Riiight. Everybody else is a bad engineer and you are the good one. With the single threaded R code...

edit: The comment above has been extended quite a bit. Initially it was a single (abrasive) sentence. I still stand by my answer however. Somebody who did not turn on multi-threading does not get to criticize R. It is the first thing you learn in any book about R. You have to be almost actively avoiding learning about it. It's in every 3rd blog post and SO question.

perhaps you might not have started your own comment with the erroneous view that 'bad coders' are to blame when R proves to be deficient at extra-design tasks.

Oh I further note your R consulting vocation. There you go. Vested interest.

BTW, I love R. But my love is not blind.

Excel is used in production very widely, but I'm sure we all agree it has its limitations.
Do you have personal experience with this kind of hyper-performant R code?
I have experience scoring ~ 1TB daily. And a lot of smaller data sets spanning a few hundred gigs.

It's not "hyper performant". Obviously doing things in scala or C++ will be faster. However rewriting the models would take months and an entirely different set of skills. That means separate people.

But if somebody says that they use Python instead of R for the speed... that's just bull. For example one of the fundamental building blocks, pandas is slower than the counterpart in R.

this is not software engineering or production. It is batch jobs / exploratory analysis. It requires little or no structure apart from the analysis itself.

also in anything that has not been coded in C directly underneath, Python is 20x faster and C is 500× faster. R is literally the slowest mainstream language today by a long shot.
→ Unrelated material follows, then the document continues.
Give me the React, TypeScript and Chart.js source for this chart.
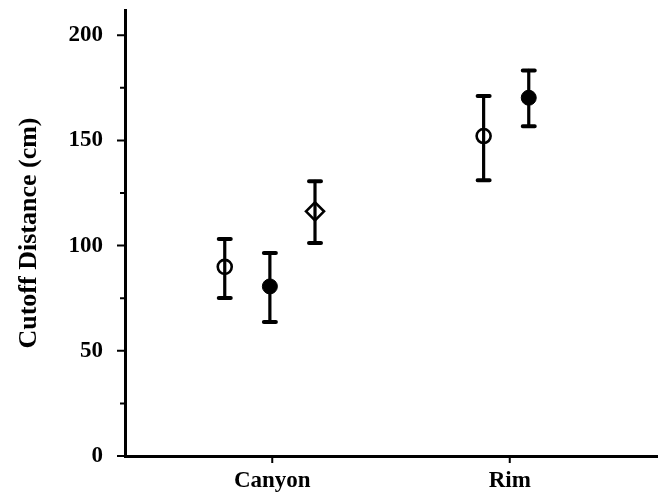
import React, { useEffect, useRef } from 'react';
import { Chart, registerables } from 'chart.js';

Chart.register(...registerables);

const categories = ['Canyon', 'Rim'];
const yMajorTicks = [0, 50, 100, 150, 200];
const yMinorTicks = [25, 75, 125, 175];

// Open circles
const openX = [0.8, 1.89];
const openMean = [89.9, 152.1];
const openLow = [75.1, 131.1];
const openHigh = [103.2, 171.1];

// Filled circles
const filledX = [0.99, 2.08];
const filledMean = [80.6, 170.3];
const filledLow = [63.7, 156.8];
const filledHigh = [96.5, 183.3];

// Open diamond
const diamondX = [1.18];
const diamondMean = [116.3];
const diamondLow = [101.3];
const diamondHigh = [130.6];

const FONT = 'Liberation Serif';
const INK = '#000';

const toPoints = (xs: number[], ys: number[]) => xs.map((x, i) => ({ x, y: ys[i] }));

const errorBarPlugin = {
  id: 'errorBars',
  beforeDatasetsDraw(chart: any) {
    const { ctx, scales } = chart;
    const xs = scales.x;
    const ys = scales.y;
    ctx.save();
    ctx.strokeStyle = INK;
    ctx.lineCap = 'round';
    chart.data.datasets.forEach((ds: any) => {
      ds.data.forEach((p: any, i: number) => {
        const px = xs.getPixelForValue(p.x);
        const pl = ys.getPixelForValue(ds.errLow[i]);
        const ph = ys.getPixelForValue(ds.errHigh[i]);
        ctx.lineWidth = 3.2;
        ctx.beginPath();
        ctx.moveTo(px, pl);
        ctx.lineTo(px, ph);
        ctx.stroke();
        ctx.lineWidth = 4;
        ctx.beginPath();
        ctx.moveTo(px - 6, pl);
        ctx.lineTo(px + 6, pl);
        ctx.moveTo(px - 6, ph);
        ctx.lineTo(px + 6, ph);
        ctx.stroke();
      });
    });
    ctx.restore();
  },
};

const tickPlugin = {
  id: 'axisTicks',
  afterDraw(chart: any) {
    const { ctx, scales, chartArea } = chart;
    const xs = scales.x;
    const ys = scales.y;
    ctx.save();
    ctx.strokeStyle = INK;
    ctx.lineWidth = 2;
    ctx.beginPath();
    yMajorTicks.forEach((v) => {
      const py = ys.getPixelForValue(v);
      ctx.moveTo(chartArea.left - 8, py);
      ctx.lineTo(chartArea.left, py);
    });
    yMinorTicks.forEach((v) => {
      const py = ys.getPixelForValue(v);
      ctx.moveTo(chartArea.left - 5, py);
      ctx.lineTo(chartArea.left, py);
    });
    categories.forEach((_, i) => {
      const px = xs.getPixelForValue(i + 1);
      ctx.moveTo(px, chartArea.bottom);
      ctx.lineTo(px, chartArea.bottom + 7);
    });
    ctx.stroke();
    ctx.restore();
  },
};

const noPad = (s: any) => {
  s.paddingTop = 0;
  s.paddingBottom = 0;
  s.paddingLeft = 0;
  s.paddingRight = 0;
};

export default function App() {
  const ref = useRef<HTMLCanvasElement | null>(null);

  useEffect(() => {
    if (!ref.current) return;
    const chart = new Chart(ref.current, {
      type: 'scatter',
      data: {
        datasets: [
          {
            label: 'Open circle',
            data: toPoints(openX, openMean),
            errLow: openLow,
            errHigh: openHigh,
            pointStyle: 'circle',
            pointRadius: 7,
            borderWidth: 2.6,
            borderColor: INK,
            backgroundColor: 'rgba(0,0,0,0)',
          } as any,
          {
            label: 'Filled circle',
            data: toPoints(filledX, filledMean),
            errLow: filledLow,
            errHigh: filledHigh,
            pointStyle: 'circle',
            pointRadius: 7.5,
            borderWidth: 1,
            borderColor: INK,
            backgroundColor: INK,
          } as any,
          {
            label: 'Open diamond',
            data: toPoints(diamondX, diamondMean),
            errLow: diamondLow,
            errHigh: diamondHigh,
            pointStyle: 'rectRot',
            pointRadius: 9,
            borderWidth: 2.6,
            borderColor: INK,
            backgroundColor: 'rgba(0,0,0,0)',
          } as any,
        ],
      },
      options: {
        animation: false,
        responsive: true,
        maintainAspectRatio: false,
        layout: { autoPadding: false, padding: { top: 10, right: 4, left: 0, bottom: 0 } },
        plugins: {
          legend: { display: false },
          tooltip: { enabled: false },
        },
        scales: {
          x: {
            type: 'linear',
            min: 0.38,
            max: 2.62,
            grid: { display: false, drawTicks: false },
            border: { display: true, color: INK, width: 3 },
            afterBuildTicks: (s: any) => {
              s.ticks = categories.map((_, i) => ({ value: i + 1 }));
            },
            afterFit: (s: any) => {
              s.height = 38;
              noPad(s);
            },
            ticks: {
              autoSkip: false,
              maxRotation: 0,
              padding: 11,
              color: INK,
              font: { family: FONT, size: 23, weight: 'bold' },
              callback: (v: any) => categories[Math.round(v) - 1] ?? '',
            },
          },
          y: {
            type: 'linear',
            min: 0,
            max: 212,
            grid: { display: false, drawTicks: false },
            border: { display: true, color: INK, width: 3 },
            afterBuildTicks: (s: any) => {
              s.ticks = yMajorTicks.map((v) => ({ value: v }));
            },
            afterFit: (s: any) => {
              s.width = 125;
              noPad(s);
            },
            ticks: {
              padding: 22,
              color: INK,
              font: { family: FONT, size: 23, weight: 'bold' },
            },
            title: {
              display: true,
              text: 'Cutoff Distance (cm)',
              color: INK,
              font: { family: FONT, size: 26, weight: 'bold' },
              padding: { top: 14, bottom: 0 },
            },
          },
        },
      } as any,
      plugins: [errorBarPlugin, tickPlugin],
    });
    return () => chart.destroy();
  }, []);

  return (
    <div style={{ position: 'absolute', left: 0, top: 0, width: 661, height: 494, background: '#fff' }}>
      <canvas ref={ref} />
    </div>
  );
}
That's a key consideration for production.

Where did you get those numbers from? They are most definitely wrong unless you don't vectorize your code and run loops all around. A lot of R is actually written in C so you can squeeze really good performance if you know what you are doing. I would recommend reading Hadley's Advanced R and profile your code, I think you might be pleasantly surprised.
I make extensive use of vectorization and use as many calls as I possibly can to the built-ins and/or c-based libraries. However as you well know, part of the fun in R is applying your own functions and unless you write these in C, you're back to native R and that's tediously slow. Ggplot another culprit -> amazing library, but if you're chucking out large amounts of custom charts with it it takes ages. Base graphics an order of magnitude faster (if less pretty and convenient for axis training).
I would also suggest The R Inferno.
could you talk about some of the learnings you had around scoring 1tb daily in R ?

How do you even load the data into memory ? is it read from a database or s3 files.

In that particular case, I used Vertica which loads data in R really, really fast and straight up use a very big machine.

That's not how I approach it most of the time though. I mostly use out-of-memory algorithms, sometimes open source, sometimes Revolution's (now Microsoft). They process things in chunks. You can see BigLM and SpeedGLM for quick examples. h2o is also very popular platform. You should probably check the High Performance Comptuing CRAN Task View.

I have also used Netezza and Hana and both worked well for the purpose. There's also Teradata Aster but I don't have experience with it. There's also the open-source MonetDB which has in-database R threads and also an r package similar to rsqlite.

There are also map/reduce packages for Hadoop.

I never would have tried MonetDb (ok monetdblite) if not for this great little tutorial on how to load all of SEER into it:

http://www.asdfree.com/2013/07/analyze-surveillance-epidemio...

Yeah the presentation and code isn't beautiful, but it does avoid the need to WRITE THE DAMNED THING YOURSELF, which some people apparently will never understand (although they will once they are unemployed). More importantly, it turns out you don't necessarily need Vertica for fast out-of-core loading and processing.

Granted, there are plenty of other ways to work out of core (hdf5, bigMatrix, any random database, blah blah) but this was one that was new to me. And I like it.